Our Verdict On A New Festive Delicacy

As you know we all like to adhere to a stringent 5 day regime and as so are always up to try something a little bit different as regards to our fruit and veg intake……….
walkers sprout crisps
So you can imagine the palpable and tangible excitement that thronged The Towers when Darrell came home jubilantly holding aloft a festive variety bag of crisps ……. including a sprout flavour.
We would have been very remiss if we hadn’t sampled them there and then. He who dares wins!  Hmmmmmm, to be honest what immediately assailed our nostrils as we opened an individual bag was the overwhelming and authentic, aromatic whiff of sprouts, let’s just say they were erm ….. pungent!
They were also a paler shade of green ………

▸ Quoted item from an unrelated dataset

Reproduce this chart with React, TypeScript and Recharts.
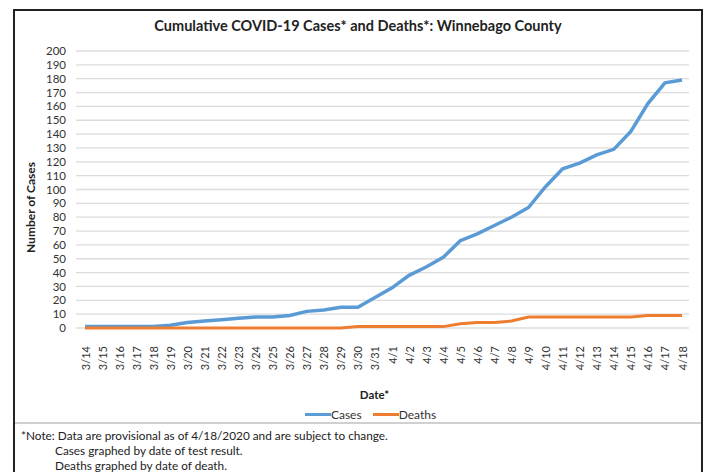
import { LineChart, Line, XAxis, YAxis, CartesianGrid, Legend, Label } from 'recharts';

const dates = [
  '3/14', '3/15', '3/16', '3/17', '3/18', '3/19', '3/20', '3/21', '3/22', '3/23', '3/24', '3/25',
  '3/26', '3/27', '3/28', '3/29', '3/30', '3/31', '4/1', '4/2', '4/3', '4/4', '4/5', '4/6',
  '4/7', '4/8', '4/9', '4/10', '4/11', '4/12', '4/13', '4/14', '4/15', '4/16', '4/17', '4/18',
];
const cases = [
  1, 1, 1, 1, 1, 2, 4, 5, 6, 7, 8, 8, 9, 12, 13, 15, 15, 22, 29, 38, 44, 51, 63, 68, 74, 80, 87,
  102, 115, 119, 125, 129, 142, 162, 177, 179,
];
const deaths = [
  0, 0, 0, 0, 0, 0, 0, 0, 0, 0, 0, 0, 0, 0, 0, 0, 1, 1, 1, 1, 1, 1, 3, 4, 4, 5, 8, 8, 8, 8, 8, 8,
  8, 9, 9, 9,
];
const yTicks = [0, 10, 20, 30, 40, 50, 60, 70, 80, 90, 100, 110, 120, 130, 140, 150, 160, 170, 180, 190, 200];

const title = 'Cumulative COVID-19 Cases* and Deaths*: Winnebago County';
const notes = [
  '*Note: Data are provisional as of 4/18/2020 and are subject to change.',
  'Cases graphed by date of test result.',
  'Deaths graphed by date of death.',
];

const data = dates.map((d, i) => ({ date: d, Cases: cases[i], Deaths: deaths[i] }));

const FONT = 'Lato, "Open Sans", sans-serif';
const BLUE = '#5b9bd5';
const ORANGE = '#ed7d31';

function DateTick(props: any) {
  const { x, y, payload } = props;
  return (
    <text
      x={x}
      y={y + 10}
      transform={`rotate(-90, ${x}, ${y + 10})`}
      textAnchor="end"
      dominantBaseline="central"
      fontSize={11}
      fontFamily={FONT}
      fill="#333"
    >
      {payload.value}
    </text>
  );
}

function LegendBox() {
  const item = (color: string, name: string, gap: number) => (
    <span style={{ display: 'inline-flex', alignItems: 'center', marginLeft: gap }}>
      <span style={{ display: 'inline-block', width: 26, height: 3, background: color }} />
      <span>{name}</span>
    </span>
  );
  return (
    <div
      style={{
        height: 18,
        lineHeight: '18px',
        fontSize: 12,
        fontFamily: FONT,
        color: '#333',
        textAlign: 'center',
        paddingLeft: 40,
      }}
    >
      {item(BLUE, 'Cases', 0)}
      {item(ORANGE, 'Deaths', 11)}
    </div>
  );
}

export default function App() {
  return (
    <div style={{ position: 'absolute', left: 0, top: 0, width: 709, height: 472, background: '#fff', overflow: 'hidden' }}>
      <div
        style={{
          position: 'absolute',
          left: 13,
          top: 9,
          width: 686,
          height: 480,
          border: '2px solid #222',
        }}
      />
      <div
        style={{
          position: 'absolute',
          left: 0,
          top: 17,
          width: 716,
          textAlign: 'center',
          fontFamily: FONT,
          fontWeight: 700,
          fontSize: 14.5,
          color: '#222',
        }}
      >
        {title}
      </div>
      <div style={{ position: 'absolute', left: 0, top: 0 }}>
        <LineChart width={709} height={472} data={data} margin={{ top: 51, right: 20, bottom: 51, left: 12 }}>
          <CartesianGrid vertical={false} stroke="#dcdcdc" strokeWidth={1.3} />
          <XAxis
            dataKey="date"
            interval={0}
            axisLine={false}
            tickLine={false}
            height={75}
            padding={{ left: 9, right: 7 }}
            tick={<DateTick />}
          >
            <Label
              content={(p: any) => {
                const vb = p.viewBox;
                return (
                  <text
                    x={vb.x + vb.width / 2 - 8}
                    y={vb.y + 71}
                    textAnchor="middle"
                    fontSize={11.5}
                    fontWeight={700}
                    fontFamily={FONT}
                    fill="#222"
                  >
                    Date*
                  </text>
                );
              }}
            />
          </XAxis>
          <YAxis
            domain={[0, 200]}
            ticks={yTicks}
            interval={0}
            width={64}
            axisLine={false}
            tickLine={false}
            tickSize={0}
            tickMargin={10}
            tick={{ fontSize: 11.5, fontFamily: FONT, fill: '#333' }}
          >
            <Label
              content={(p: any) => {
                const vb = p.viewBox;
                const cx = 30;
                const cy = vb.y + vb.height / 2 + 18;
                return (
                  <text
                    x={cx}
                    y={cy}
                    transform={`rotate(-90, ${cx}, ${cy})`}
                    textAnchor="middle"
                    dominantBaseline="central"
                    fontSize={12}
                    fontWeight={700}
                    fontFamily={FONT}
                    fill="#222"
                  >
                    Number of Cases
                  </text>
                );
              }}
            />
          </YAxis>
          <Legend verticalAlign="bottom" content={<LegendBox />} />
          <Line type="linear" dataKey="Cases" stroke={BLUE} strokeWidth={3.5} dot={false} isAnimationActive={false} />
          <Line type="linear" dataKey="Deaths" stroke={ORANGE} strokeWidth={3} dot={false} isAnimationActive={false} />
        </LineChart>
      </div>
      <div style={{ position: 'absolute', left: 15, top: 422, width: 686, height: 2, background: '#d0d0d0' }} />
      <div style={{ position: 'absolute', left: 21, top: 429, fontFamily: FONT, fontSize: 11.8, color: '#222', lineHeight: '14.8px' }}>
        <div>{notes[0]}</div>
        <div style={{ paddingLeft: 34 }}>{notes[1]}</div>
        <div style={{ paddingLeft: 34 }}>{notes[2]}</div>
      </div>
    </div>
  );
}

……. and yes, they did taste unmistakably of sprouts, but what was alarming was the sprout aftertaste that lingered for far longer than any of us would have preferred it too.
As to a sprouts renowned flatulence generating properties, well, a gentleman never tells …… let’s just say that what goes on off in The Towers stays in The Towers, and thank goodness for Glade!
Our verdict on said crisps, an undoubtedly acquired taste, not for the faint hearted. I seriously doubt that Darrell will making another considered purchase.